[Objective] Transcribe each line of the material as it is, and drop any picture.

[Material]
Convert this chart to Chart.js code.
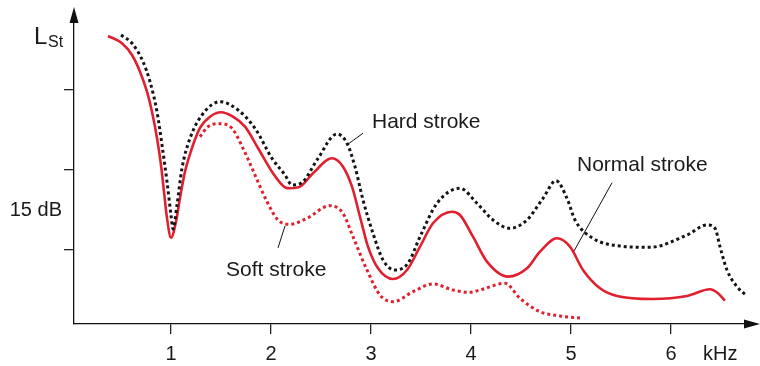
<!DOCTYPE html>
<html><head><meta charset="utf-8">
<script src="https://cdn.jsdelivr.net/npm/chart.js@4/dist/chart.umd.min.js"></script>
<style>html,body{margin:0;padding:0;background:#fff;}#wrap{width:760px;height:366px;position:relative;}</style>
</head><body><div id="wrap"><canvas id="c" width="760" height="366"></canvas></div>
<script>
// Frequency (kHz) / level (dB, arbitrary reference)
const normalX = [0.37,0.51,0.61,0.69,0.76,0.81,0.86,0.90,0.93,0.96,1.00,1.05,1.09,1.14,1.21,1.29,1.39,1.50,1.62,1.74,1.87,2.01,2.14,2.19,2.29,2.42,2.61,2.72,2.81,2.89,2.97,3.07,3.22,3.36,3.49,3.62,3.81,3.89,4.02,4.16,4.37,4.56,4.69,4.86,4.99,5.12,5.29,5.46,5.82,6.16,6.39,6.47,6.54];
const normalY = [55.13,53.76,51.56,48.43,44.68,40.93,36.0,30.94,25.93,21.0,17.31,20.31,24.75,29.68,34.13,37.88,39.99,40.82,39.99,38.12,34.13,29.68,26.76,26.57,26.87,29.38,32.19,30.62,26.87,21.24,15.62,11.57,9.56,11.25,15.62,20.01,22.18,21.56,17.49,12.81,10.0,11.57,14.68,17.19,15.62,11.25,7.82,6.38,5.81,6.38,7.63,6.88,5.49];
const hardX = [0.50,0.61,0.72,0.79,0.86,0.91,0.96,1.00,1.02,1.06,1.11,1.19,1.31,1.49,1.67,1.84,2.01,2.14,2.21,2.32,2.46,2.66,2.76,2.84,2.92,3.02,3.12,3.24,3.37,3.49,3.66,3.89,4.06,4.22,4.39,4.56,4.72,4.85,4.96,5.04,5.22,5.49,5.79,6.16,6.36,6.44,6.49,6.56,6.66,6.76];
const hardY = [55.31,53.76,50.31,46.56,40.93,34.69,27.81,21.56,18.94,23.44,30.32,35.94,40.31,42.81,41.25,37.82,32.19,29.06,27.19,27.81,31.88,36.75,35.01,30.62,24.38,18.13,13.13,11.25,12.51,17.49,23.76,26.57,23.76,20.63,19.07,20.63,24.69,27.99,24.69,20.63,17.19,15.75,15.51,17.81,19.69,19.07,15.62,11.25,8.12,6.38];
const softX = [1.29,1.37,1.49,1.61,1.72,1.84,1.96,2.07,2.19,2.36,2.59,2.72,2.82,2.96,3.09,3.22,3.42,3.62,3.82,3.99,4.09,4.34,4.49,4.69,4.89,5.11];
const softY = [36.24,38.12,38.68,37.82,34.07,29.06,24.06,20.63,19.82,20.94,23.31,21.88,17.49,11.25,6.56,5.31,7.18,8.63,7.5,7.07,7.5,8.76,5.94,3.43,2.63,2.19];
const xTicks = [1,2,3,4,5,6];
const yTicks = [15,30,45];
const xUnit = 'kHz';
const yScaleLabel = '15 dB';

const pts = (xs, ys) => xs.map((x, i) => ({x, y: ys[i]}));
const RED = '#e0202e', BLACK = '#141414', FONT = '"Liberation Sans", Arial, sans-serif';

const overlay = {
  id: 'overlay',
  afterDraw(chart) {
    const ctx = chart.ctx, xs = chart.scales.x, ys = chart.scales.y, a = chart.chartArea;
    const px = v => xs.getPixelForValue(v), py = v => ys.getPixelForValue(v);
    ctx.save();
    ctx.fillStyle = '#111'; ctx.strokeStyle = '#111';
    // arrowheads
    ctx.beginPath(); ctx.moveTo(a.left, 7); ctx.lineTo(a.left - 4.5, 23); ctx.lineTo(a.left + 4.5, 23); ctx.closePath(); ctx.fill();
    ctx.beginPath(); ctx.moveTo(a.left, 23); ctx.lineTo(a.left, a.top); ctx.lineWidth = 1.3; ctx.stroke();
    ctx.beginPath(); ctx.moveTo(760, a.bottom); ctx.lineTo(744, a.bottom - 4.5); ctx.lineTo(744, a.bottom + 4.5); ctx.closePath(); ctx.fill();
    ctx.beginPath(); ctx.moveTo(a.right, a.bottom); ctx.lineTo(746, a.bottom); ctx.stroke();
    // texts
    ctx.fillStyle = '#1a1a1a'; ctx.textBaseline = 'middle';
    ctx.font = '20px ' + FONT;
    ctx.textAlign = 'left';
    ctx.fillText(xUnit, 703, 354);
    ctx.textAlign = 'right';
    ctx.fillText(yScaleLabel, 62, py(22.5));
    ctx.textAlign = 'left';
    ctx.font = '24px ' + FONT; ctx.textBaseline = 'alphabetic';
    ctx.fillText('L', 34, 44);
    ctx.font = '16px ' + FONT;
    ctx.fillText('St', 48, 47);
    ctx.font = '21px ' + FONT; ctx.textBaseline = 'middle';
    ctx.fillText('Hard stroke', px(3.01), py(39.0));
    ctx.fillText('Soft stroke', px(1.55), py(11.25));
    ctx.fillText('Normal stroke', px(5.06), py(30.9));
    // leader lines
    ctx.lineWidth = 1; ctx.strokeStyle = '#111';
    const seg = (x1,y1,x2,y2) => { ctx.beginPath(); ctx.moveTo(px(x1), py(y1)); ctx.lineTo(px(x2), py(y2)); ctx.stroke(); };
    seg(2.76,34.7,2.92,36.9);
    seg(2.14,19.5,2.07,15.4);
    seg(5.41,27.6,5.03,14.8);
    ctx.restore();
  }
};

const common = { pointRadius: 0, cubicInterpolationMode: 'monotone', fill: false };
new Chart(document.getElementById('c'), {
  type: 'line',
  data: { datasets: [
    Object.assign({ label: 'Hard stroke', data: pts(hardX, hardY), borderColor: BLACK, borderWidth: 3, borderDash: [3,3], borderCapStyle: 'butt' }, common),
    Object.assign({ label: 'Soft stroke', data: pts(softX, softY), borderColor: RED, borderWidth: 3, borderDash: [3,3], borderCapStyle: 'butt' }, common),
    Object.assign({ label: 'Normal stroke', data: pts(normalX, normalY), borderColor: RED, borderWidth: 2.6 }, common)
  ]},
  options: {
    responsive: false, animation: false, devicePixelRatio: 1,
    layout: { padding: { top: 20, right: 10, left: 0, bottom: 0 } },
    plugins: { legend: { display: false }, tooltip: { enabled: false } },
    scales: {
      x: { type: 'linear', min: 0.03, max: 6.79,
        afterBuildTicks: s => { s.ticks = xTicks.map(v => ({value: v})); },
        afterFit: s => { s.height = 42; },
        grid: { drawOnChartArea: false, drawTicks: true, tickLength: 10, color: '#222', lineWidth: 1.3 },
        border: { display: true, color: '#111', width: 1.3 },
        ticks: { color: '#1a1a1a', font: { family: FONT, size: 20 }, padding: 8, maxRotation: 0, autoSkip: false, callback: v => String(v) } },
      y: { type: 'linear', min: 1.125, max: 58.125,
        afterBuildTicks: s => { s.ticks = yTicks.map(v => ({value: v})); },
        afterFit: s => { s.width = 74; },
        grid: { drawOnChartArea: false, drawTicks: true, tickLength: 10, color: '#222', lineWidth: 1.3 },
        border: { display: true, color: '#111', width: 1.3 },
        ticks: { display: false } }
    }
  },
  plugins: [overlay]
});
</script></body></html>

[Exercise response]
Convert this chart to Chart.js code.
<!DOCTYPE html>
<html><head><meta charset="utf-8">
<script src="https://cdn.jsdelivr.net/npm/chart.js@4/dist/chart.umd.min.js"></script>
<style>html,body{margin:0;padding:0;background:#fff;}#wrap{width:760px;height:366px;position:relative;}</style>
</head><body><div id="wrap"><canvas id="c" width="760" height="366"></canvas></div>
<script>
// Frequency (kHz) / level (dB, arbitrary reference)
const normalX = [0.37,0.51,0.61,0.69,0.76,0.81,0.86,0.90,0.93,0.96,1.00,1.05,1.09,1.14,1.21,1.29,1.39,1.50,1.62,1.74,1.87,2.01,2.14,2.19,2.29,2.42,2.61,2.72,2.81,2.89,2.97,3.07,3.22,3.36,3.49,3.62,3.81,3.89,4.02,4.16,4.37,4.56,4.69,4.86,4.99,5.12,5.29,5.46,5.82,6.16,6.39,6.47,6.54];
const normalY = [55.13,53.76,51.56,48.43,44.68,40.93,36.0,30.94,25.93,21.0,17.31,20.31,24.75,29.68,34.13,37.88,39.99,40.82,39.99,38.12,34.13,29.68,26.76,26.57,26.87,29.38,32.19,30.62,26.87,21.24,15.62,11.57,9.56,11.25,15.62,20.01,22.18,21.56,17.49,12.81,10.0,11.57,14.68,17.19,15.62,11.25,7.82,6.38,5.81,6.38,7.63,6.88,5.49];
const hardX = [0.50,0.61,0.72,0.79,0.86,0.91,0.96,1.00,1.02,1.06,1.11,1.19,1.31,1.49,1.67,1.84,2.01,2.14,2.21,2.32,2.46,2.66,2.76,2.84,2.92,3.02,3.12,3.24,3.37,3.49,3.66,3.89,4.06,4.22,4.39,4.56,4.72,4.85,4.96,5.04,5.22,5.49,5.79,6.16,6.36,6.44,6.49,6.56,6.66,6.76];
const hardY = [55.31,53.76,50.31,46.56,40.93,34.69,27.81,21.56,18.94,23.44,30.32,35.94,40.31,42.81,41.25,37.82,32.19,29.06,27.19,27.81,31.88,36.75,35.01,30.62,24.38,18.13,13.13,11.25,12.51,17.49,23.76,26.57,23.76,20.63,19.07,20.63,24.69,27.99,24.69,20.63,17.19,15.75,15.51,17.81,19.69,19.07,15.62,11.25,8.12,6.38];
const softX = [1.29,1.37,1.49,1.61,1.72,1.84,1.96,2.07,2.19,2.36,2.59,2.72,2.82,2.96,3.09,3.22,3.42,3.62,3.82,3.99,4.09,4.34,4.49,4.69,4.89,5.11];
const softY = [36.24,38.12,38.68,37.82,34.07,29.06,24.06,20.63,19.82,20.94,23.31,21.88,17.49,11.25,6.56,5.31,7.18,8.63,7.5,7.07,7.5,8.76,5.94,3.43,2.63,2.19];
const xTicks = [1,2,3,4,5,6];
const yTicks = [15,30,45];
const xUnit = 'kHz';
const yScaleLabel = '15 dB';

const pts = (xs, ys) => xs.map((x, i) => ({x, y: ys[i]}));
const RED = '#e0202e', BLACK = '#141414', FONT = '"Liberation Sans", Arial, sans-serif';

const overlay = {
  id: 'overlay',
  afterDraw(chart) {
    const ctx = chart.ctx, xs = chart.scales.x, ys = chart.scales.y, a = chart.chartArea;
    const px = v => xs.getPixelForValue(v), py = v => ys.getPixelForValue(v);
    ctx.save();
    ctx.fillStyle = '#111'; ctx.strokeStyle = '#111';
    // arrowheads
    ctx.beginPath(); ctx.moveTo(a.left, 7); ctx.lineTo(a.left - 4.5, 23); ctx.lineTo(a.left + 4.5, 23); ctx.closePath(); ctx.fill();
    ctx.beginPath(); ctx.moveTo(a.left, 23); ctx.lineTo(a.left, a.top); ctx.lineWidth = 1.3; ctx.stroke();
    ctx.beginPath(); ctx.moveTo(760, a.bottom); ctx.lineTo(744, a.bottom - 4.5); ctx.lineTo(744, a.bottom + 4.5); ctx.closePath(); ctx.fill();
    ctx.beginPath(); ctx.moveTo(a.right, a.bottom); ctx.lineTo(746, a.bottom); ctx.stroke();
    // texts
    ctx.fillStyle = '#1a1a1a'; ctx.textBaseline = 'middle';
    ctx.font = '20px ' + FONT;
    ctx.textAlign = 'left';
    ctx.fillText(xUnit, 703, 354);
    ctx.textAlign = 'right';
    ctx.fillText(yScaleLabel, 62, py(22.5));
    ctx.textAlign = 'left';
    ctx.font = '24px ' + FONT; ctx.textBaseline = 'alphabetic';
    ctx.fillText('L', 34, 44);
    ctx.font = '16px ' + FONT;
    ctx.fillText('St', 48, 47);
    ctx.font = '21px ' + FONT; ctx.textBaseline = 'middle';
    ctx.fillText('Hard stroke', px(3.01), py(39.0));
    ctx.fillText('Soft stroke', px(1.55), py(11.25));
    ctx.fillText('Normal stroke', px(5.06), py(30.9));
    // leader lines
    ctx.lineWidth = 1; ctx.strokeStyle = '#111';
    const seg = (x1,y1,x2,y2) => { ctx.beginPath(); ctx.moveTo(px(x1), py(y1)); ctx.lineTo(px(x2), py(y2)); ctx.stroke(); };
    seg(2.76,34.7,2.92,36.9);
    seg(2.14,19.5,2.07,15.4);
    seg(5.41,27.6,5.03,14.8);
    ctx.restore();
  }
};

const common = { pointRadius: 0, cubicInterpolationMode: 'monotone', fill: false };
new Chart(document.getElementById('c'), {
  type: 'line',
  data: { datasets: [
    Object.assign({ label: 'Hard stroke', data: pts(hardX, hardY), borderColor: BLACK, borderWidth: 3, borderDash: [3,3], borderCapStyle: 'butt' }, common),
    Object.assign({ label: 'Soft stroke', data: pts(softX, softY), borderColor: RED, borderWidth: 3, borderDash: [3,3], borderCapStyle: 'butt' }, common),
    Object.assign({ label: 'Normal stroke', data: pts(normalX, normalY), borderColor: RED, borderWidth: 2.6 }, common)
  ]},
  options: {
    responsive: false, animation: false, devicePixelRatio: 1,
    layout: { padding: { top: 20, right: 10, left: 0, bottom: 0 } },
    plugins: { legend: { display: false }, tooltip: { enabled: false } },
    scales: {
      x: { type: 'linear', min: 0.03, max: 6.79,
        afterBuildTicks: s => { s.ticks = xTicks.map(v => ({value: v})); },
        afterFit: s => { s.height = 42; },
        grid: { drawOnChartArea: false, drawTicks: true, tickLength: 10, color: '#222', lineWidth: 1.3 },
        border: { display: true, color: '#111', width: 1.3 },
        ticks: { color: '#1a1a1a', font: { family: FONT, size: 20 }, padding: 8, maxRotation: 0, autoSkip: false, callback: v => String(v) } },
      y: { type: 'linear', min: 1.125, max: 58.125,
        afterBuildTicks: s => { s.ticks = yTicks.map(v => ({value: v})); },
        afterFit: s => { s.width = 74; },
        grid: { drawOnChartArea: false, drawTicks: true, tickLength: 10, color: '#222', lineWidth: 1.3 },
        border: { display: true, color: '#111', width: 1.3 },
        ticks: { display: false } }
    }
  },
  plugins: [overlay]
});
</script></body></html>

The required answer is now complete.